I digress. Here’s the finished Doberman.

A few years ago, the former student got in touch with me and we corresponded for a bit. I always liked her, and I appreciated her kind words about both my parents and what they meant to her. I never had the nerve to ask if she still owns this painting.

6 thoughts on “Legacy Writing 365:91”

  1. I love reading your “Legacy Writings.” They are, for the most part, quite evocative for me. I say “for the most part” because while I admire your creative spirit and the many and diverse streams that bubble away from that seemingly unending fountain, I am not a PR kind of guy. I think I’ve told you that Lynn and my 23 year old son are fans. But, alas, the only “reality” show I find myself making time to watch is Deadliest Catch. Also, I suppose, I prefer books to movies and television. I’m constantly asking people, “What are you reading?” What are you reading, by the way?

    Still, you do evoke powerful memories and surprising feelings, “duh” realizations and real epiphanies from places deep within my spirit with your words. For instance, I didn’t know your dad struggled with Parkinson’s. My Dad has had it for the past few years. It physically hurts me to watch this man who literally bent metal to his will as his life’s work to struggle to get up and out of a chair.
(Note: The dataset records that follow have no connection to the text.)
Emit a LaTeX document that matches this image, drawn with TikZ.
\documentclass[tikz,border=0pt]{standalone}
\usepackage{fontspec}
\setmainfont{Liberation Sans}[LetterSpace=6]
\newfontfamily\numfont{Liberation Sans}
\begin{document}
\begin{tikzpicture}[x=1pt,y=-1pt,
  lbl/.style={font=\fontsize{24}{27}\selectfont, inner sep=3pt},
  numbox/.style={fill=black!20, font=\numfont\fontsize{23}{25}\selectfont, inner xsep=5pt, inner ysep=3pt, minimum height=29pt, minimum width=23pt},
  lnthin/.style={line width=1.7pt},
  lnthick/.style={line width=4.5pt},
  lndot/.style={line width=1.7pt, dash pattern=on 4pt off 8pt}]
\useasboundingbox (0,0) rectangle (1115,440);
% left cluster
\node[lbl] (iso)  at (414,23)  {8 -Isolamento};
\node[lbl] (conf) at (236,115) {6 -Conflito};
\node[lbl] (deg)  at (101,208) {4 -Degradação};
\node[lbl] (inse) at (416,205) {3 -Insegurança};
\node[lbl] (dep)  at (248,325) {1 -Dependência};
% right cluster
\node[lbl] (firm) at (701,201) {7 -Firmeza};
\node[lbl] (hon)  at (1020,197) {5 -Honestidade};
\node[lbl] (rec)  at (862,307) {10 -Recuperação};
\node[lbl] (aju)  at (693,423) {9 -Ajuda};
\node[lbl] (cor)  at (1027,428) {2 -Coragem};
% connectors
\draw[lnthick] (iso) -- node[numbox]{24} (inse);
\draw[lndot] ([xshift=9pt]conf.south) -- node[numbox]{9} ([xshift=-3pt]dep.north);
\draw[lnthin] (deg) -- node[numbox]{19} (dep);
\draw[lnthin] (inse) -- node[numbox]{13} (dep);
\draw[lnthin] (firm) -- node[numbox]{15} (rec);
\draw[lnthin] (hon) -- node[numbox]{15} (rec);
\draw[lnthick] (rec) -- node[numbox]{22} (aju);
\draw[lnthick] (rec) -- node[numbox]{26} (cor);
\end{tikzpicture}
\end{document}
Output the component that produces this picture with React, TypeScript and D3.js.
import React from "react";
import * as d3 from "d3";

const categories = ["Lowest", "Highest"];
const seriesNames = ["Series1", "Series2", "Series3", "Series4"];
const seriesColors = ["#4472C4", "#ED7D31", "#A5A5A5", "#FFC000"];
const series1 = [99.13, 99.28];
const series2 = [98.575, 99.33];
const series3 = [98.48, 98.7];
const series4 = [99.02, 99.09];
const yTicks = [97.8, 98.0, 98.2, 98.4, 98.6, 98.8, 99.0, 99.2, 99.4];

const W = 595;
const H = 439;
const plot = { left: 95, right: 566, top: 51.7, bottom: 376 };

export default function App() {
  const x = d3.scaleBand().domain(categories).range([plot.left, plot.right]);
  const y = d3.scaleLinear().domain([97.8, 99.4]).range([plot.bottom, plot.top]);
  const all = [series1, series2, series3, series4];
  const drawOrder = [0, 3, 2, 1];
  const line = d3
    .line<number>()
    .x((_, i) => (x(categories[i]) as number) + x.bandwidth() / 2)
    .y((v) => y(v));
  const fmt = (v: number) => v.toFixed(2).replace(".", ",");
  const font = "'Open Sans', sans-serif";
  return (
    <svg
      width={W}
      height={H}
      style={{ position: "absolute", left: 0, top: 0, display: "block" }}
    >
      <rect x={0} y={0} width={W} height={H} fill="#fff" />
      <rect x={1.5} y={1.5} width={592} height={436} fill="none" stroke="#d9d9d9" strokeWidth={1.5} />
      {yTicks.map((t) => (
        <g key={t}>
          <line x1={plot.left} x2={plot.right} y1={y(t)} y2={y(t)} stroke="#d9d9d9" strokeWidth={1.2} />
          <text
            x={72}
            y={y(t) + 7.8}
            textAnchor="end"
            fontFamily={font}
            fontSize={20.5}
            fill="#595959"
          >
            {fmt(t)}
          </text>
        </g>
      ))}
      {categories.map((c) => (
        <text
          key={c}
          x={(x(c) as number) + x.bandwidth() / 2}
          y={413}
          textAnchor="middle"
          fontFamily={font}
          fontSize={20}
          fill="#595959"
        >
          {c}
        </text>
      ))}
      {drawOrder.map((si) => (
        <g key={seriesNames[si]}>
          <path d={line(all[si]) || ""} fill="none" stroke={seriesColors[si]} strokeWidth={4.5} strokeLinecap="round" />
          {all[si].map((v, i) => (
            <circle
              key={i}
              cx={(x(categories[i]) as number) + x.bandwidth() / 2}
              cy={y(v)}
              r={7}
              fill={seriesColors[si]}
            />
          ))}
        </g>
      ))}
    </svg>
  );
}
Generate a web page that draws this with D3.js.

Though we live only two hours away, I can’t, with the demands of my sixty- to seventy-hour work weeks, get home often enough to see this man who seems to have faded shades lighter each time I am able to cut away to see him and Mom.

    All of this is just to say one simply elegant thing: you inspire people. How many “friends” do you know about whom you can say that? You probably have more friends in your life like that than do I. Being who I am and doing what I do does not yield close friendships, something I learned early on that just comes with the territory. So maybe I live a little vicariously through your words. Is that a bad thing to admit? I think, not so much.

    1. Thank you. I am always so glad when you stop in to read and comment–not just because you say nice things to me! You make me think. You make me know that good relationships of our early years can become sustaining friendships as we get…older than 35.

      If I could write like Emily Dickinson, I would say that you remind me that Hope is the thing with feathers/That perches in the soul…

      That fading of the ones who guided us through our most vulnerable years–it is so, so hard. My heart goes out to you.

      I’m reading a biography of the artist Lee Krasner. Biographies take me a long time–I feel like I’ve been reading it FORever. I did take a break to edit someone’s novel, which was a delight. Now I’m ready for more fiction.